**Your objective**
Leave out all pictures and return, exactly as written, the lines from the line containing "Rebuild this chart" to the line containing "from matplotlib.ticker import", both ends kept.
»»
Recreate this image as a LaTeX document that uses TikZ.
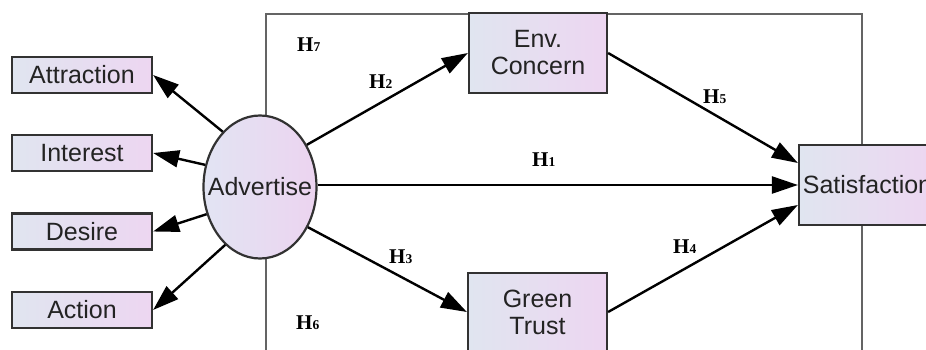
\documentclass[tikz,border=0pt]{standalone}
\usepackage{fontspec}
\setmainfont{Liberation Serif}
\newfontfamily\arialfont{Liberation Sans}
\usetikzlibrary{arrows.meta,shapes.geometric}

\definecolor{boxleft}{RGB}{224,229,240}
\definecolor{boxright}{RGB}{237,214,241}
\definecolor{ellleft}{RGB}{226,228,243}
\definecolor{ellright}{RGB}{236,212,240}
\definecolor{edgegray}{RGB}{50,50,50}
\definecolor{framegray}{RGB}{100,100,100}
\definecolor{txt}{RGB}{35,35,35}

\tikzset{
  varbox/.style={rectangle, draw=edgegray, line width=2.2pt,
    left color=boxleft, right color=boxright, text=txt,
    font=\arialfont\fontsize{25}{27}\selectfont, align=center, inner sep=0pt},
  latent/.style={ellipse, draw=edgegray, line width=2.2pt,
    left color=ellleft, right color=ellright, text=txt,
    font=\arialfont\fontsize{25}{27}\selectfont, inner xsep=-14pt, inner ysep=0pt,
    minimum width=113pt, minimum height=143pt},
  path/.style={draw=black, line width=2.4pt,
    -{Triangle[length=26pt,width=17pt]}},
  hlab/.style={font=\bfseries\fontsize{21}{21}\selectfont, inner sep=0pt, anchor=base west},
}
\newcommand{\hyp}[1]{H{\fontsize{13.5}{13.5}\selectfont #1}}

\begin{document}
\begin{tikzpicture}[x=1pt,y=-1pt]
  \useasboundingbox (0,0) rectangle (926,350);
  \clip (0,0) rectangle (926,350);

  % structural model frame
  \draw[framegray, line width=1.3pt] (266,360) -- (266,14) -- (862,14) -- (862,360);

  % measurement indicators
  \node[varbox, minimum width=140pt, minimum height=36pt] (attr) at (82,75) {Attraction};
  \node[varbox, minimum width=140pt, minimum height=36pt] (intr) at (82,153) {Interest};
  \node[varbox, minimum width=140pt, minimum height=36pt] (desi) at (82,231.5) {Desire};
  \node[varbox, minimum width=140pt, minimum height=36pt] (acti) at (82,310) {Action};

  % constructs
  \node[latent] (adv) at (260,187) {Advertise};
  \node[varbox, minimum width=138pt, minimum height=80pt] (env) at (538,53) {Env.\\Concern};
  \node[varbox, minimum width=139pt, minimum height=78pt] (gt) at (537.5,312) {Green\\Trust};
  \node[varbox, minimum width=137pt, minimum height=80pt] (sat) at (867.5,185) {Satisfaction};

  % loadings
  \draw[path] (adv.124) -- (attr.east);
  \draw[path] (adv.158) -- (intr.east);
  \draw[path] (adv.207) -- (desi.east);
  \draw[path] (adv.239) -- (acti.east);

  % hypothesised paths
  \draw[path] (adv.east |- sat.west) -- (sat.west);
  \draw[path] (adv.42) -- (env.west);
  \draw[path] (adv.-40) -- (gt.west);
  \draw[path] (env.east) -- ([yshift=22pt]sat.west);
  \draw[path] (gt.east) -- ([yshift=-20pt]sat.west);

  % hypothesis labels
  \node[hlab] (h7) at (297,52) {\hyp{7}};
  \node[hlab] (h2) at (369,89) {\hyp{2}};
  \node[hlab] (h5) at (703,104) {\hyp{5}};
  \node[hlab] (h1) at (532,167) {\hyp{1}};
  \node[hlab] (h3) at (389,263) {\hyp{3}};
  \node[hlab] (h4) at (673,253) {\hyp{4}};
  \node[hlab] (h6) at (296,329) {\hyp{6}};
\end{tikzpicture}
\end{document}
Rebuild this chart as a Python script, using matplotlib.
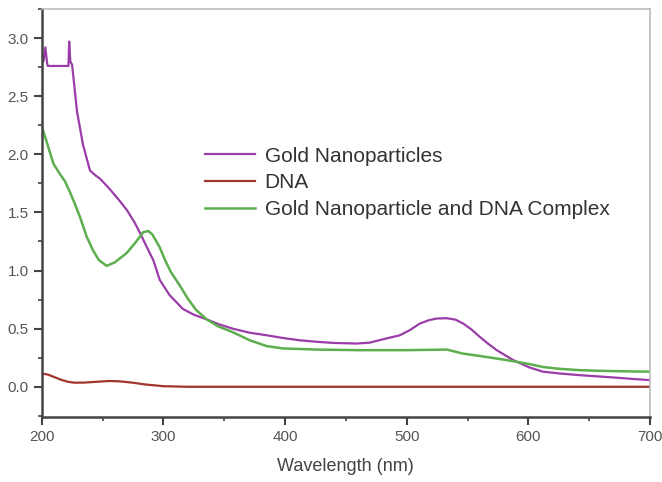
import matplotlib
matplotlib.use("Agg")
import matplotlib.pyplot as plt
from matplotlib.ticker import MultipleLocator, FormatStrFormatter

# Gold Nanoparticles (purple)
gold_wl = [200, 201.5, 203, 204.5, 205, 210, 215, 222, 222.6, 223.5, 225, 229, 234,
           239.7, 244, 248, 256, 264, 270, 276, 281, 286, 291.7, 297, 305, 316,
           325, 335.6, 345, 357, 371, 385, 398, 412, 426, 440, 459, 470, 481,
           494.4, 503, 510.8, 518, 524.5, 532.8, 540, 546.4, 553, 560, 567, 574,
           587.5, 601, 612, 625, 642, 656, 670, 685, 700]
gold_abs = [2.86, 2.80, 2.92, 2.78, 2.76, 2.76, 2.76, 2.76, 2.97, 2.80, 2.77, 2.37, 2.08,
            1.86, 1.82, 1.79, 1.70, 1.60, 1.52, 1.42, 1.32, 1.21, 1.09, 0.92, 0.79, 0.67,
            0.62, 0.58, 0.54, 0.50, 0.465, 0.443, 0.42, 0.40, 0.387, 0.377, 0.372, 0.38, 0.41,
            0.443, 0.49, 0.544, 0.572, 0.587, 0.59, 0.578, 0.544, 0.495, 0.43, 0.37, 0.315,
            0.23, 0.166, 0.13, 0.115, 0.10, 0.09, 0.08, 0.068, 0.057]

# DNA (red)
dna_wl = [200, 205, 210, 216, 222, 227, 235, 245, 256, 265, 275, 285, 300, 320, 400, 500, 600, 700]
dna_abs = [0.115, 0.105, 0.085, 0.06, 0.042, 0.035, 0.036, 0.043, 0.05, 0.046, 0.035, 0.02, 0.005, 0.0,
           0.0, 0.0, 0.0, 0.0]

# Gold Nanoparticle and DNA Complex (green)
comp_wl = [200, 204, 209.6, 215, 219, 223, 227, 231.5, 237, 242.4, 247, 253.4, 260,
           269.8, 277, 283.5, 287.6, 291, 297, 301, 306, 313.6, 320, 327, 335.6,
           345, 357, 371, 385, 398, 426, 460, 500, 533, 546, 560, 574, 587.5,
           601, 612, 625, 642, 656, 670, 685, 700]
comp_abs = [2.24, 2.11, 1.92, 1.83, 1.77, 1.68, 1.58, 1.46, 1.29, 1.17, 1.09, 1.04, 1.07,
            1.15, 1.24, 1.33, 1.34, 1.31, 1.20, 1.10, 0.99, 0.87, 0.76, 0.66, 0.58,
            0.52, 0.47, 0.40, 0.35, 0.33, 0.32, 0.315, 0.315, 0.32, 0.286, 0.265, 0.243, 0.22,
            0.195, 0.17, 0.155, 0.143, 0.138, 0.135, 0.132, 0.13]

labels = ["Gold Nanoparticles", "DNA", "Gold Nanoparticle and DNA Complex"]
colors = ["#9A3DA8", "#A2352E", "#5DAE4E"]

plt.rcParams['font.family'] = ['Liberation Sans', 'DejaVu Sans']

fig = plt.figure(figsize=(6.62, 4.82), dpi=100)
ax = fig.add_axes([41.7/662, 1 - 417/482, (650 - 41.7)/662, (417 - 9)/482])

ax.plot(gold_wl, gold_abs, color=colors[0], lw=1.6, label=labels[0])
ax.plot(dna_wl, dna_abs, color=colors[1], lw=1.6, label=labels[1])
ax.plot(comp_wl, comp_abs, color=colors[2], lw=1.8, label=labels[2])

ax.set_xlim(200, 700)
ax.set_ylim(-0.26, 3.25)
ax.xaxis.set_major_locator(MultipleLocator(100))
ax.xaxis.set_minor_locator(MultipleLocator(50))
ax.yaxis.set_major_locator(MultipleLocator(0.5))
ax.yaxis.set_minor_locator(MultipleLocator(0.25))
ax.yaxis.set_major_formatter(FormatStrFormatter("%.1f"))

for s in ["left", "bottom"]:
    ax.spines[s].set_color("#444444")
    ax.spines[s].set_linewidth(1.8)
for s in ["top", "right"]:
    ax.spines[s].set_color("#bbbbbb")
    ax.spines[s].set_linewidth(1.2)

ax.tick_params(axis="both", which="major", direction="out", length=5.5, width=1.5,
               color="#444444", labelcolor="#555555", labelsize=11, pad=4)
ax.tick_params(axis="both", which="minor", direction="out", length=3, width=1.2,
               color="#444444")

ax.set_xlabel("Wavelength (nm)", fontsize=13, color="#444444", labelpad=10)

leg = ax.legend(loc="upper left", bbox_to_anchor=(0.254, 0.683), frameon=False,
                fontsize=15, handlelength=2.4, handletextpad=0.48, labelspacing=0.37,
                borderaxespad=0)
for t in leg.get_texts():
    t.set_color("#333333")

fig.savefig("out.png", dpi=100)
««
**Solution below**
Rebuild this chart as a Python script, using matplotlib.
import matplotlib
matplotlib.use("Agg")
import matplotlib.pyplot as plt
from matplotlib.ticker import MultipleLocator, FormatStrFormatter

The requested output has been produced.